▶ _The exercise_: Repeat word for word the lines from the top of the records through the line containing "ReferenceLine, XAxis, YAxis", and skip the pictures.

>> Begin Raw data

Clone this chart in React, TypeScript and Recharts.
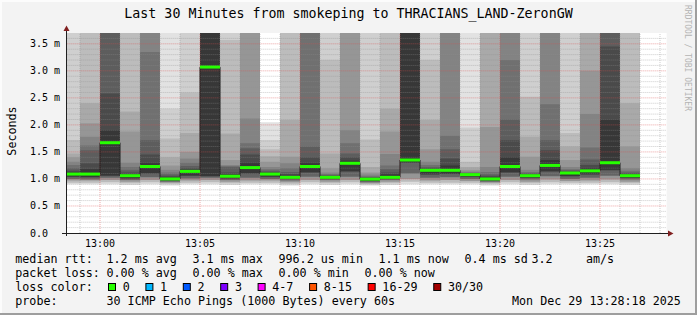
import React from "react";
import { Area, CartesianGrid, ComposedChart, Line, ReferenceLine, XAxis, YAxis } from "recharts";

// one slot per minute, value = RTT in ms (axis reads "m" = milliseconds)
const slotStart = [
  "12:58", "12:59", "13:00", "13:01", "13:02", "13:03", "13:04", "13:05", "13:06", "13:07",
  "13:08", "13:09", "13:10", "13:11", "13:12", "13:13", "13:14", "13:15", "13:16", "13:17",
  "13:18", "13:19", "13:20", "13:21", "13:22", "13:23", "13:24", "13:25", "13:26",
];

const median = [
  1.09, 1.09, 1.67, 1.06, 1.23, 1.0, 1.14, 3.07, 1.05, 1.21,
  1.09, 1.03, 1.23, 1.03, 1.29, 0.996, 1.03, 1.35, 1.16, 1.16,
  1.08, 1.0, 1.23, 1.06, 1.25, 1.11, 1.15, 1.3, 1.06,
];

const lossCount = [
  0, 0, 0, 0, 0, 0, 0, 0, 0, 0,
  0, 0, 0, 0, 0, 0, 0, 0, 0, 0,
  0, 0, 0, 0, 0, 0, 0, 0, 0,
];

// smoke above the median: outer ping first, inner last
const upperPings = [
  [5.2, 4.4, 1.72, 1.47, 1.4, 1.32, 1.26, 1.2, 1.15, 1.12],
  [6.0, 5.0, 4.2, 2.4, 2.03, 1.78, 1.62, 1.53, 1.29, 1.18],
  [9.0, 8.0, 7.0, 6.5, 6.0, 5.5, 5.0, 4.2, 2.58, 1.9],
  [5.5, 4.6, 3.9, 2.25, 1.88, 1.3, 1.22, 1.16, 1.12, 1.09],
  [8.0, 7.0, 6.2, 5.5, 4.8, 4.0, 3.35, 1.72, 1.45, 1.3],
  [4.5, 2.3, 1.75, 1.4, 1.25, 1.17, 1.12, 1.08, 1.05, 1.03],
  [5.0, 4.2, 2.6, 1.85, 1.5, 1.38, 1.3, 1.24, 1.2, 1.17],
  [12, 11, 10, 9.0, 8.0, 7.0, 6.5, 6.0, 5.0, 4.2],
  [5.0, 4.2, 3.57, 1.84, 1.35, 1.26, 1.24, 1.22, 1.12, 1.08],
  [8.0, 6.0, 5.0, 4.4, 3.9, 2.12, 1.66, 1.57, 1.45, 1.3],
  [2.05, 1.72, 1.55, 1.42, 1.32, 1.22, 1.18, 1.15, 1.13, 1.11],
  [6.0, 4.8, 4.0, 2.09, 1.41, 1.29, 1.2, 1.13, 1.09, 1.06],
  [9.0, 8.0, 7.0, 6.0, 5.5, 4.5, 4.0, 1.6, 1.4, 1.3],
  [5.0, 4.2, 3.2, 1.47, 1.2, 1.12, 1.09, 1.07, 1.06, 1.05],
  [7.0, 6.0, 5.0, 4.5, 4.0, 1.9, 1.66, 1.47, 1.4, 1.34],
  [5.0, 4.0, 1.73, 1.22, 1.12, 1.08, 1.05, 1.03, 1.02, 1.01],
  [6.0, 5.0, 4.3, 2.3, 1.88, 1.46, 1.25, 1.18, 1.12, 1.08],
  [12, 10, 9.0, 8.0, 7.0, 6.0, 5.5, 5.0, 4.6, 4.0],
  [5.0, 4.2, 3.2, 2.09, 1.55, 1.32, 1.26, 1.22, 1.2, 1.18],
  [8.0, 7.0, 6.0, 5.5, 5.0, 4.5, 1.8, 1.55, 1.38, 1.25],
  [5.0, 1.95, 1.32, 1.22, 1.17, 1.14, 1.12, 1.11, 1.1, 1.09],
  [6.0, 5.0, 4.5, 4.0, 1.96, 1.22, 1.13, 1.08, 1.05, 1.03],
  [8.0, 7.0, 6.0, 5.5, 5.0, 4.3, 3.2, 2.1, 1.72, 1.4],
  [5.0, 4.2, 2.52, 1.78, 1.41, 1.17, 1.13, 1.11, 1.09, 1.08],
  [8.0, 7.0, 6.0, 5.5, 4.5, 4.0, 2.38, 1.72, 1.53, 1.35],
  [5.0, 4.2, 1.85, 1.6, 1.35, 1.22, 1.18, 1.16, 1.14, 1.13],
  [6.0, 5.0, 4.5, 4.0, 3.0, 2.2, 1.58, 1.36, 1.26, 1.2],
  [9.0, 8.0, 7.0, 6.5, 6.0, 5.5, 5.0, 4.3, 3.45, 2.1],
  [6.0, 5.0, 4.2, 2.4, 1.6, 1.2, 1.15, 1.12, 1.1, 1.08],
];

// smoke below the median: outer ping first
const lowerPings = [
  [0.9, 0.93, 0.97, 1.0, 1.04],
  [0.9, 0.93, 0.97, 0.99, 1.03],
  [0.9, 0.94, 0.98, 1.02, 1.06],
  [0.89, 0.92, 0.95, 0.98, 1.01],
  [0.9, 0.94, 0.98, 1.03, 1.1],
  [0.88, 0.91, 0.93, 0.95, 0.97],
  [0.9, 0.93, 0.97, 1.01, 1.06],
  [0.9, 0.94, 0.98, 1.02, 1.05],
  [0.89, 0.92, 0.95, 0.98, 1.01],
  [0.9, 0.93, 0.97, 1.02, 1.1],
  [0.9, 0.93, 0.97, 1.0, 1.04],
  [0.88, 0.91, 0.94, 0.97, 1.0],
  [0.9, 0.94, 0.98, 1.04, 1.12],
  [0.89, 0.92, 0.95, 0.98, 1.0],
  [0.9, 0.94, 0.98, 1.04, 1.14],
  [0.88, 0.9, 0.92, 0.94, 0.96],
  [0.89, 0.92, 0.95, 0.98, 1.0],
  [0.9, 0.95, 1.0, 1.1, 1.3],
  [0.9, 0.93, 0.97, 1.02, 1.08],
  [0.9, 0.93, 0.98, 1.03, 1.09],
  [0.9, 0.93, 0.96, 1.0, 1.04],
  [0.88, 0.91, 0.93, 0.95, 0.97],
  [0.9, 0.94, 0.98, 1.04, 1.12],
  [0.89, 0.92, 0.95, 0.99, 1.02],
  [0.9, 0.94, 0.99, 1.05, 1.14],
  [0.9, 0.93, 0.96, 1.0, 1.05],
  [0.9, 0.93, 0.97, 1.02, 1.08],
  [0.9, 0.94, 0.99, 1.06, 1.16],
  [0.89, 0.92, 0.95, 0.99, 1.02],
];

const yTicks = [0, 0.5, 1.0, 1.5, 2.0, 2.5, 3.0, 3.5];
const xTicks = [0, 5, 10, 15, 20, 25];

const lossLabels = ["0", "1", "2", "3", "4-7", "8-15", "16-29", "30/30"];
const lossColors = ["#26ff00", "#00b8ff", "#0059ff", "#7e00ff", "#ff00ff", "#ff5500", "#ff0000", "#a10000"];

const X_MIN = -100 / 60; // 12:58:20
const X_MAX = 1700 / 60; // 13:28:20
const Y_MAX = 3.7;

const MONO = "'DejaVu Sans Mono', monospace";
const upShade = [226, 207, 188, 169, 150, 131, 112, 93, 74, 55];
const lowShade = [221, 187, 150, 100, 55];
const gray = (v: number) => `rgb(${v},${v},${v})`;

const toMin = (hhmm: string) => {
  const [h, m] = hhmm.split(":").map(Number);
  return h * 60 + m - 13 * 60;
};
const fmtClock = (t: number) => {
  const m = 13 * 60 + t;
  return `${Math.floor(m / 60)}:${String(m % 60).padStart(2, "0")}`;
};
const lossCategory = (n: number) =>
  n <= 3 ? n : n <= 7 ? 4 : n <= 15 ? 5 : n <= 29 ? 6 : 7;

const rows: Record<string, any>[] = slotStart.map((s, i) => {
  const row: Record<string, any> = { t: toMin(s), med: median[i] };
  upperPings[i].forEach((v, j) => (row["u" + j] = [median[i], v]));
  lowerPings[i].forEach((v, j) => (row["l" + j] = [v, median[i]]));
  return row;
});
const lastRow = rows[rows.length - 1];
rows.push({ ...lastRow, t: lastRow.t + 1 });

const minorY: number[] = [];
for (let k = 1; k <= 36; k++) if (k % 5 !== 0) minorY.push(k / 10);
const minorX: number[] = [];
for (let k = -1; k <= 28; k++) if (k % 5 !== 0) minorX.push(k);

const GRID = "rgba(143,143,143,0.45)";
const MGRID = "rgba(222,79,79,0.5)";

function YTick({ y, payload }: any) {
  const v = payload.value as number;
  return (
    <text x={30} y={y + 3.5} fontSize={10} fontFamily={MONO} fill="#000">
      {v === 0 ? "0.0" : `${v.toFixed(1)} m`}
    </text>
  );
}

function XTick({ x, y, payload }: any) {
  return (
    <text x={x} y={y + 12} fontSize={10} fontFamily={MONO} fill="#000" textAnchor="middle">
      {fmtClock(payload.value)}
    </text>
  );
}

function Legend() {
  const t = (x: number, y: number, s: string) => (
    <text x={x} y={y} fontSize={11.7} fontFamily={MONO} fill="#000" style={{ whiteSpace: "pre" }}>
      {s}
    </text>
  );
  let bx = 108.5;
  const boxes = lossLabels.map((lab, i) => {
    const x = bx;
    bx += 30.35 + 7.05 * lab.length;
    return (
      <g key={lab}>
        <rect x={x} y={283.5} width={7} height={7} fill={lossColors[i]} stroke="#000" strokeWidth={1} />
        {t(x + 14.2, 291, lab)}
      </g>
    );
  });
  return (
    <g>
      {t(15.3, 263, "median rtt:")}
      {t(106.5, 263, "1.2 ms avg")}
      {t(192.5, 263, "3.1 ms max")}
      {t(278.5, 263, "996.2 us min")}
      {t(378.5, 263, "1.1 ms now")}
      {t(464.5, 263, "0.4 ms sd")}
      {t(531.5, 263, "3.2")}
      {t(586, 263, "am/s")}
      {t(15.3, 277, "packet loss:")}
      {t(106.5, 277, "0.00 % avg")}
      {t(192.5, 277, "0.00 % max")}
      {t(278.5, 277, "0.00 % min")}
      {t(364.5, 277, "0.00 % now")}
      {t(15.3, 291, "loss color:")}
      {boxes}
      {t(15.3, 305, "probe:")}
      {t(106.5, 305, "30 ICMP Echo Pings (1000 Bytes) every 60s")}
      {t(512, 305, "Mon Dec 29 13:28:18 2025")}
    </g>
  );
}

export default function App() {
  return (
    <div style={{ position: "relative", width: 697, height: 315, background: "#f3f3f3" }}>
      <style>{"body{margin:0}"}</style>
      <ComposedChart width={697} height={315} data={rows} margin={{ top: 33, right: 30.33, bottom: 62, left: 0 }}>
        <CartesianGrid fill="#ffffff" horizontal={false} vertical={false} />
        <XAxis
          dataKey="t"
          type="number"
          domain={[X_MIN, X_MAX]}
          allowDataOverflow
          ticks={xTicks}
          interval={0}
          height={20}
          axisLine={false}
          tickLine={false}
          tickSize={0}
          tick={XTick}
        />
        <YAxis
          type="number"
          domain={[0, Y_MAX]}
          allowDataOverflow
          ticks={yTicks}
          interval={0}
          width={66.67}
          axisLine={false}
          tickLine={false}
          tick={YTick}
        />
        {upShade.map((c, j) => (
          <Area
            key={"u" + j}
            dataKey={"u" + j}
            type="stepAfter"
            fill={gray(c)}
            fillOpacity={1}
            stroke="none"
            dot={false}
            activeDot={false}
            isAnimationActive={false}
          />
        ))}
        {lowShade.map((c, j) => (
          <Area
            key={"l" + j}
            dataKey={"l" + j}
            type="stepAfter"
            fill={gray(c)}
            fillOpacity={1}
            stroke="none"
            dot={false}
            activeDot={false}
            isAnimationActive={false}
          />
        ))}
        {minorY.map((v) => (
          <ReferenceLine key={"gy" + v} y={v} stroke={GRID} strokeDasharray="1 1" />
        ))}
        {minorX.map((v) => (
          <ReferenceLine key={"gx" + v} x={v} stroke={GRID} strokeDasharray="1 1" />
        ))}
        {yTicks.filter((v) => v > 0).map((v) => (
          <ReferenceLine key={"my" + v} y={v} stroke={MGRID} strokeDasharray="1 1" />
        ))}
        {xTicks.map((v) => (
          <ReferenceLine key={"mx" + v} x={v} stroke={MGRID} strokeDasharray="1 1" />
        ))}
        <Line
          dataKey="med"
          type="stepAfter"
          stroke="#202020"
          strokeWidth={1}
          dot={false}
          activeDot={false}
          isAnimationActive={false}
        />
        {slotStart.map((s, i) => (
          <ReferenceLine
            key={"m" + i}
            segment={[
              { x: Math.max(toMin(s), X_MIN), y: median[i] },
              { x: toMin(s) + 1, y: median[i] },
            ]}
            stroke={lossColors[lossCategory(lossCount[i])]}
            strokeWidth={3}
          />
        ))}
      </ComposedChart>
      <svg width={697} height={315} style={{ position: "absolute", left: 0, top: 0, pointerEvents: "none" }}>
        <line x1={0} y1={1} x2={697} y2={1} stroke="#fcfcfc" strokeWidth={2} />
        <line x1={1} y1={0} x2={1} y2={315} stroke="#fcfcfc" strokeWidth={2} />
        <line x1={0} y1={314} x2={697} y2={314} stroke="#9e9e9e" strokeWidth={2} />
        <line x1={696} y1={0} x2={696} y2={315} stroke="#9e9e9e" strokeWidth={2} />
        <text x={348.5} y={18.3} textAnchor="middle" fontSize={13.3} fontFamily={MONO} fill="#000">
          Last 30 Minutes from smokeping to THRACIANS_LAND-ZeronGW
        </text>
        <text
          transform="translate(15.5,131) rotate(-90)"
          textAnchor="middle"
          fontSize={11.7}
          fontFamily={MONO}
          fill="#000"
        >
          Seconds
        </text>
        <text transform="translate(685,5) rotate(90)" fontSize={8} fontFamily={MONO} fill="#b4b4b4">
          RRDTOOL / TOBI OETIKER
        </text>
        <line x1={66.5} y1={236} x2={66.5} y2={30} stroke="#1f1f1f" strokeWidth={1} />
        <line x1={62} y1={233.5} x2={669} y2={233.5} stroke="#1f1f1f" strokeWidth={1} />
        <polygon points="63.5,31 69.5,31 66.5,25.5" fill="#801f1f" />
        <polygon points="668,230.5 668,236.5 673.5,233.5" fill="#801f1f" />
        <Legend />
      </svg>
    </div>
  );
}
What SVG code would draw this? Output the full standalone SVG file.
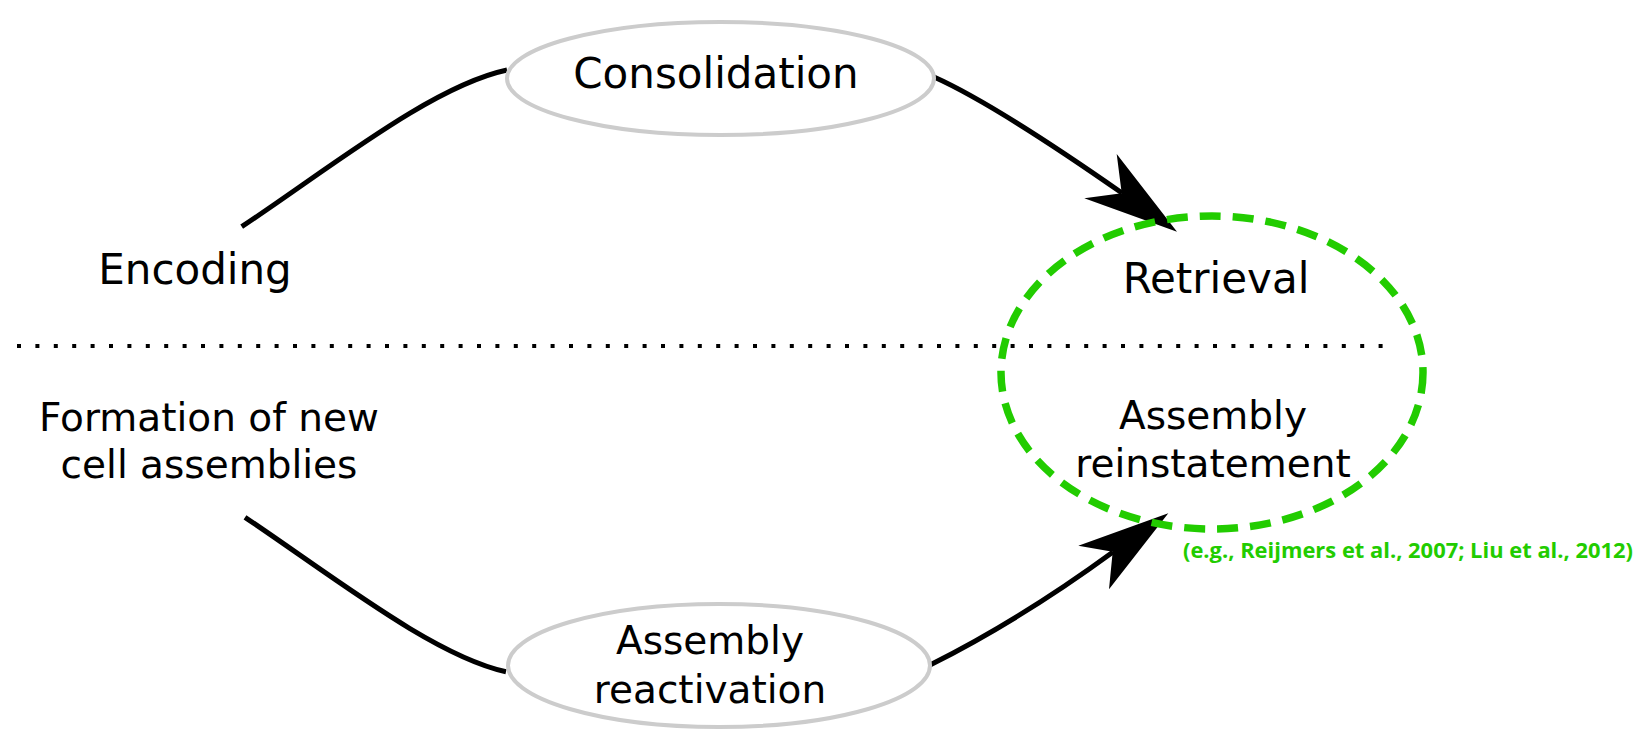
<svg xmlns="http://www.w3.org/2000/svg" width="1641" height="729" viewBox="0 0 1641 729">
  <style>
    .label { font-family: "DejaVu Sans", "Liberation Sans", sans-serif; fill: #000; text-anchor: middle; }
    .node-shape { fill: #fff; stroke: #cccccc; stroke-width: 4; }
    .edge { fill: none; stroke: #000; stroke-width: 5; }
    .head { fill: #000; stroke: none; }
    .focus { fill: none; stroke: #22cc00; stroke-width: 7.5; stroke-dasharray: 21 12; }
    .divider { stroke: #000; stroke-width: 4; stroke-dasharray: 4 14.4; }
    .cite { font-family: "Open Sans", "Liberation Sans", sans-serif; font-weight: bold; fill: #22cc00; }
  </style>
  <rect width="1641" height="729" fill="#fff"/>

  <!-- separator between behaviour level and assembly level -->
  <line class="divider" x1="17" y1="346" x2="1384" y2="346"/>

  <g id="connectors">
    <!-- Encoding to Consolidation -->
    <path class="edge" d="M241.7,226.7 C330,168 432,86 507,70"/>
    <!-- Consolidation to Retrieval -->
    <path class="edge" d="M934,77 Q995,104.3 1122,193"/>
    <polygon class="head" points="1177,231.7 1116.7,154 1121.7,193.3 1084.3,198.3"/>
    <!-- Formation to Assembly reactivation -->
    <path class="edge" d="M245,517.3 C334,577 434,656 506,671.7"/>
    <!-- Assembly reactivation to Assembly reinstatement -->
    <path class="edge" d="M930,665 Q1020,620 1113,552"/>
    <polygon class="head" points="1168.3,513.3 1078.3,545.7 1112.7,551.7 1109,589.3"/>
  </g>

  <g id="encoding">
    <text class="label" x="195" y="284" font-size="42">Encoding</text>
  </g>

  <g id="formation">
    <text class="label" x="209" y="431" font-size="39">Formation of new</text>
    <text class="label" x="209" y="478" font-size="39">cell assemblies</text>
  </g>

  <g id="consolidation">
    <ellipse class="node-shape" cx="720.5" cy="78.5" rx="213.5" ry="56.5"/>
    <text class="label" x="716" y="88" font-size="42">Consolidation</text>
  </g>

  <g id="reactivation">
    <ellipse class="node-shape" cx="719" cy="665.5" rx="211" ry="61.5"/>
    <text class="label" x="710" y="654" font-size="39">Assembly</text>
    <text class="label" x="710" y="703" font-size="39">reactivation</text>
  </g>

  <g id="retrieval">
    <ellipse class="focus" cx="1212" cy="372.5" rx="211" ry="156.5"/>
    <text class="label" x="1216" y="293" font-size="42">Retrieval</text>
    <text class="label" x="1213" y="429" font-size="39">Assembly</text>
    <text class="label" x="1213" y="477" font-size="39">reinstatement</text>
    <text class="cite" x="1183" y="558" font-size="22" textLength="450" lengthAdjust="spacingAndGlyphs">(e.g., Reijmers et al., 2007; Liu et al., 2012)</text>
  </g>
</svg>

>> End Raw data

▶ _Answer to this problem_:
Clone this chart in React, TypeScript and Recharts.
import React from "react";
import { Area, CartesianGrid, ComposedChart, Line, ReferenceLine, XAxis, YAxis } from "recharts";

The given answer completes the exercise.